Fig. 3. Gabra2-1 mice have behavioral impairments that model intellectual disability as well as other features of ARHGEF9 mutation.

a Gabra2-1 mice have normal levels of distance travelled in the open field, suggesting adequate motor performance. b Gabra2-1 mice maintain high levels of activity across repeated exposures to the open field, suggesting that they do not recall their prior experience in the open field. c Assessment of home cage activity comparing single housed WT and Gabra2-1 mice is suggestive of hyperactivity in Gabra2-1. d Gabra2-1 mice fail to spontaneously alternate arm choice in the T-maze, indicative of working memory impairment. e Heat maps of exploratory activity during the test session of the novel object recognition paradigm, showing representative exploration of the familiar (F) and novel (N) objects by WT and Gabra2-1 mice. f Analysis of time spent exploring the F and N objects during the novel object recognition test session. WT mice spend significantly more time with the N object, while Gabra2-1 mice do not. g Analysis of the discrimination ratio for the N object, which is positive for WT mice, but negative for Gabra2-1 mice. h Gabra2-1 mice spend significantly less time in the light side of the light-dark box. i In the elevated plus maze, Gabra2-1 mice spend less time in the open arms. j Analysis of time spent with novel social (S) or object (O) stimuli in the 3-chambered maze by WT and Gabra2-1 mice. WT mice spend significantly more time with the S stimulus, while Gabra2-1 do not. k Analysis of the discrimination ratio for the S stimulus, which is positive for WT mice, but neutral for Gabra2-1. Graphs b,d plot mean and standard error; graphs a, c, f–k plot median, first and third quartile, and range.

Fig. 4. Gabra2-1 mice are characterized by spontaneous epilepsy during development as well as background EEG abnormalities.
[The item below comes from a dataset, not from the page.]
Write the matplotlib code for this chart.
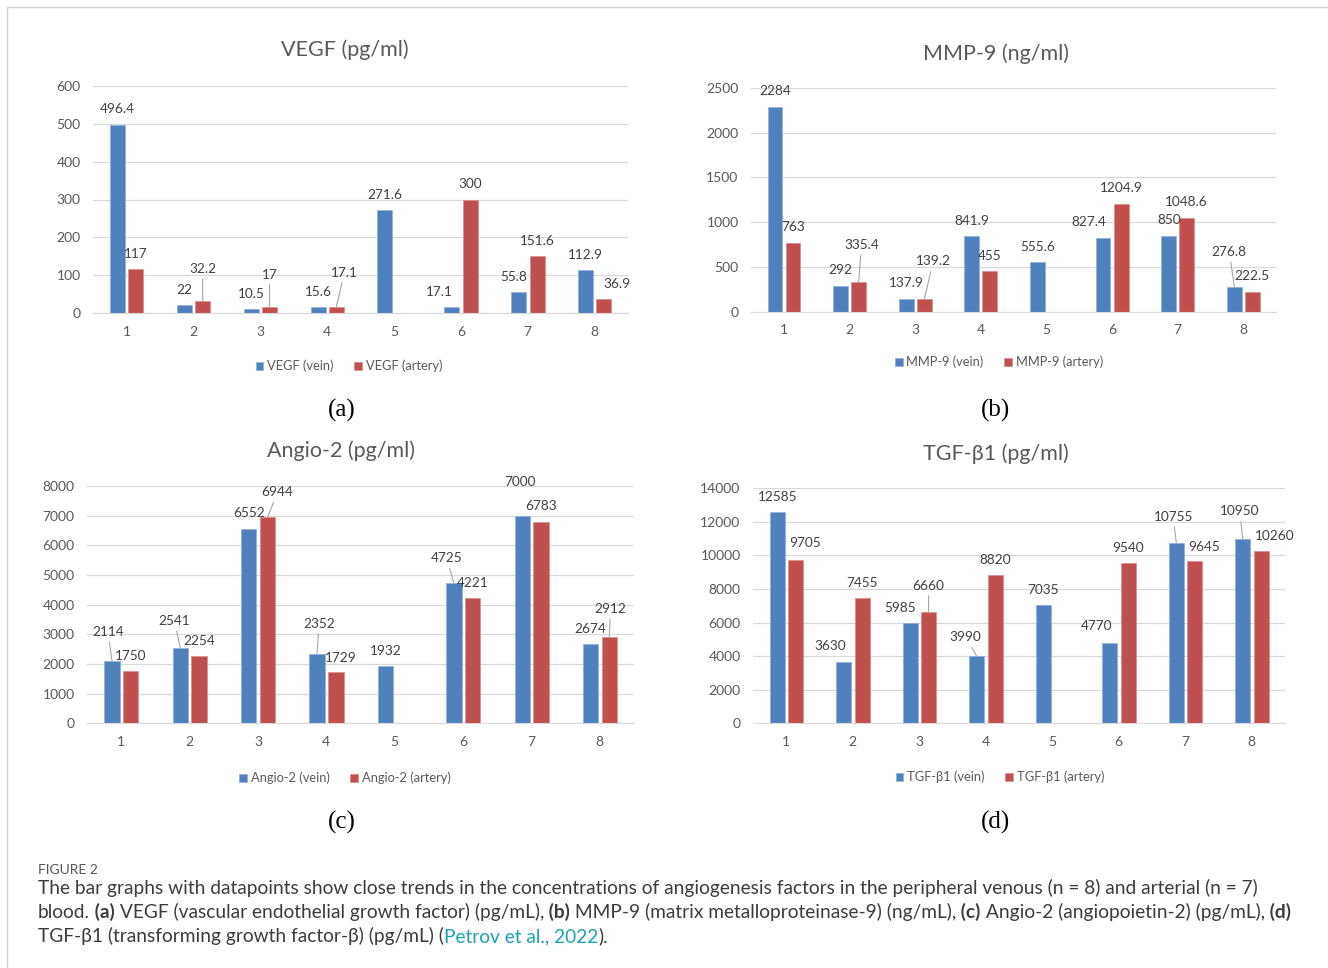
import numpy as np
import matplotlib.pyplot as plt
from matplotlib.lines import Line2D

W, H = 1328, 968
plt.rcParams['font.family'] = ['Lato', 'DejaVu Sans']

# ---- data ----
samples = [1, 2, 3, 4, 5, 6, 7, 8]
nan = np.nan

vegf_vein = [496.4, 22, 10.5, 15.6, 271.6, 17.1, 55.8, 112.9]
vegf_artery = [117, 32.2, 17, 17.1, nan, 300, 151.6, 36.9]

mmp9_vein = [2284, 292, 137.9, 841.9, 555.6, 827.4, 850, 276.8]
mmp9_artery = [763, 335.4, 139.2, 455, nan, 1204.9, 1048.6, 222.5]

angio2_vein = [2114, 2541, 6552, 2352, 1932, 4725, 7000, 2674]
angio2_artery = [1750, 2254, 6944, 1729, nan, 4221, 6783, 2912]

tgf_vein = [12585, 3630, 5985, 3990, 7035, 4770, 10755, 10950]
tgf_artery = [9705, 7455, 6660, 8820, nan, 9540, 9645, 10260]

# label offsets in pixels (dx, dy, leader line)
vegf_vein_lbl = [(0, 16, 0), (0, 15, 0), (0, 15, 0), (0, 15, 0), (0, 15, 0), (-12, 15, 0), (-5, 15, 0), (0, 15, 0)]
vegf_art_lbl = [(0, 15, 0), (0, 32, 1), (0, 32, 1), (8, 34, 1), None, (0, 15, 0), (0, 15, 0), (13, 15, 0)]
mmp9_vein_lbl = [(0, 16, 0), (0, 16, 0), (0, 16, 0), (0, 15, 0), (0, 15, 0), (-14, 16, 0), (0, 16, 0), (-5, 35, 1)]
mmp9_art_lbl = [(0, 16, 0), (3, 37, 1), (9, 38, 1), (0, 15, 0), None, (0, 16, 0), (0, 16, 0), (0, 16, 0)]
angio2_vein_lbl = [(-4, 29, 1), (-6, 27, 1), (0, 16, 0), (2, 30, 1), (0, 15, 0), (-7, 25, 1), (-2, 34, 0), (0, 15, 0)]
angio2_art_lbl = [(0, 15, 0), (0, 15, 0), (10, 25, 1), (5, 14, 0), None, (0, 15, 0), (0, 16, 0), (1, 28, 1)]
tgf_vein_lbl = [(0, 15, 0), (-14, 16, 0), (-10, 15, 0), (-11, 19, 1), (0, 15, 0), (-13, 17, 0), (-3, 26, 1), (-3, 28, 1)]
tgf_art_lbl = [(10, 17, 0), (0, 15, 0), (0, 26, 1), (0, 15, 0), None, (0, 15, 0), (10, 14, 0), (14, 15, 0)]

BLUE = '#4F81BD'
RED = '#C0504D'
GRID = '#d9d9d9'
TXT = '#595959'

fig = plt.figure(figsize=(W / 100, H / 100), dpi=100)


def px_axes(left, top, right, bottom):
    return fig.add_axes([left / W, 1 - bottom / H, (right - left) / W, (bottom - top) / H])


def fig_text(x, y, s, **kw):
    return fig.text(x / W, 1 - y / H, s, **kw)


def add_labels(ax, xs, vals, offs):
    for xi, v, off in zip(xs, vals, offs):
        if off is None or np.isnan(v):
            continue
        dx, dy, lead = off
        arrow = dict(arrowstyle='-', color='#a6a6a6', lw=0.8, shrinkA=1, shrinkB=0) if lead else None
        ax.annotate(f'{v:g}', (xi, v), xytext=(dx, dy), textcoords='offset pixels',
                    ha='center', va='center', fontsize=9.8, color='#404040',
                    arrowprops=arrow, annotation_clip=False)


def draw_panel(box, name, unit, vein, artery, ymax, step, vlbl, albl, title_pos, legend_pos, letter_pos, letter):
    ax = px_axes(*box)
    x = np.array(samples, dtype=float)
    xv, xa = x - 0.135, x + 0.14
    ax.bar(xv, vein, 0.225, color=BLUE, edgecolor='#8eaedb', linewidth=0.5, label=f'{name} (vein)', zorder=2)
    ax.bar(xa, artery, 0.225, color=RED, edgecolor='#dc8c8a', linewidth=0.5, label=f'{name} (artery)', zorder=2)
    add_labels(ax, xv, vein, vlbl)
    add_labels(ax, xa, artery, albl)

    ax.set_xlim(0.5, 8.5)
    ax.set_ylim(0, ymax)
    ax.set_xticks(samples)
    ax.set_yticks(np.arange(0, ymax + 1, step))
    ax.grid(axis='y', color=GRID, lw=0.9)
    ax.set_axisbelow(True)
    for s in ['top', 'right', 'left']:
        ax.spines[s].set_visible(False)
    ax.spines['bottom'].set_color(GRID)
    ax.tick_params(length=0, labelsize=10, labelcolor=TXT)
    ax.tick_params(axis='y', pad=9)
    ax.tick_params(axis='x', pad=9)

    fig_text(*title_pos, f'{name} ({unit})', fontsize=15.5, color=TXT, ha='center', va='center')
    ax.legend(loc='center', bbox_to_anchor=(legend_pos[0] / W, 1 - legend_pos[1] / H),
              bbox_transform=fig.transFigure, ncol=2, frameon=False, fontsize=9.3,
              handlelength=0.6, handleheight=0.6, handletextpad=0.3, columnspacing=1.6,
              labelcolor=TXT)
    fig_text(*letter_pos, letter, fontsize=18, family=['Liberation Serif', 'DejaVu Serif'],
             color='black', ha='center', va='center')
    return ax


draw_panel((93, 86, 628, 313), 'VEGF', 'pg/ml', vegf_vein, vegf_artery, 600, 100,
           vegf_vein_lbl, vegf_art_lbl, (345, 50), (349, 366), (342, 410), '(a)')
draw_panel((751, 88, 1276, 311.7), 'MMP-9', 'ng/ml', mmp9_vein, mmp9_artery, 2500, 500,
           mmp9_vein_lbl, mmp9_art_lbl, (996, 54), (999, 362), (996, 410), '(b)')
draw_panel((87, 486, 634, 723.3), 'Angio-2', 'pg/ml', angio2_vein, angio2_artery, 8000, 1000,
           angio2_vein_lbl, angio2_art_lbl, (341, 451), (345, 778), (342, 822), '(c)')
draw_panel((753, 488.3, 1285, 723.3), 'TGF-β1', 'pg/ml', tgf_vein, tgf_artery, 14000, 2000,
           tgf_vein_lbl, tgf_art_lbl, (996, 454), (1000, 777), (996, 822), '(d)')

# frame around the figure area
fig.add_artist(Line2D([7 / W, 7 / W, 1], [0, 1 - 7 / H, 1 - 7 / H], color='#d0d0d0', lw=1))

# caption
CAP = '#3c3c3c'
TEAL = '#1aa3b5'
fig_text(38, 874, 'FIGURE 2', fontsize=10, color='#555555', va='baseline')

renderer = fig.canvas.get_renderer()


def text_run(x0, y0, parts, size=13.8):
    x = x0
    for s, weight, color in parts:
        t = fig_text(x, y0, s, fontsize=size, fontweight=weight, color=color, va='baseline', ha='left')
        x += t.get_window_extent(renderer).width


text_run(38, 894, [('The bar graphs with datapoints show close trends in the concentrations of angiogenesis '
                    'factors in the peripheral venous (n = 8) and arterial (n = 7)', 'normal', CAP)])
text_run(38, 918, [('blood.', 'normal', CAP), (' (a)', 'bold', CAP),
                   (' VEGF (vascular endothelial growth factor) (pg/mL),', 'normal', CAP), (' (b)', 'bold', CAP),
                   (' MMP-9 (matrix metalloproteinase-9) (ng/mL),', 'normal', CAP), (' (c)', 'bold', CAP),
                   (' Angio-2 (angiopoietin-2) (pg/mL),', 'normal', CAP), (' (d)', 'bold', CAP)])
text_run(38, 942, [('TGF-β1 (transforming growth factor-β) (pg/mL) (', 'normal', CAP),
                   ('Petrov et al., 2022', 'normal', TEAL), (').', 'normal', CAP)])

fig.savefig('out.png', dpi=100)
a Line plot superimposing the incidence and severity of spontaneous seizures observed in Gabra2-1 mice with early mortality. Mortality maps directly on to the period of time when the spontaneous seizures are observed. b Representative 24-hour spectrograms and traces from electroencephalogram (EEG) recordings of WT and Gabra2-1 mice. c Fast-Fourier transform analysis of complete 24-hour recordings of WT and Gabra2-1 mice. d, e Fast-Fourier transform analysis of light (ZT0-12) and dark (ZT12-24) phases of the 24 h cycle. f Analysis of δ waveform EEG power reveals an elevation in Gabra2-1 mice compared to WT controls. g θ waveform power is also significantly elevated in Gabra2-1 mice, while σ waveform power remains unchanged (h). i γ waveform power is significantly decreased in Gabra2-1 mice. Graphs c–e plot mean and standard error; graphs f–i plot median, first and third quartile, and range.

Fig. 5. Gabra2-1 mice show EEG abnormalities during all vigilance states, as well as a reduction in the time spent in NREM and REM.

a Representative EEG and EMG traces during Wake, NREM, and REM in WT and Gabra2-1 mice. b–d Fast-Fourier transform analysis of the EEG waveform during specific stages of sleep reveals an elevation in low-frequency waveform power in Gabra2-1 mice that is unique to each sleep stage. e Recording activity in the home cage reveals that Gabra2-1 mice are hyperactive, particularly around the transition from dark to light. f, g. Cumulative activity is increased in Gabra2-1 mice during both the light (ZT0-12) and dark (ZT12-24) phases of the cycle. h Epoch analysis of the EEG recordings reveals that Gabra2-1 mice spend significantly more time in wake during the light phase compared to WT controls, and that the time spent in wake does not differ between light and dark phases for Gabra2-1 mice. i, j Gabra2-1 mice spend significantly less time in NREM and REM during the light phase compared to WT controls. Graphs b–e, h–j plot mean and standard error; graphs f,g plot median, first and third quartile, and range.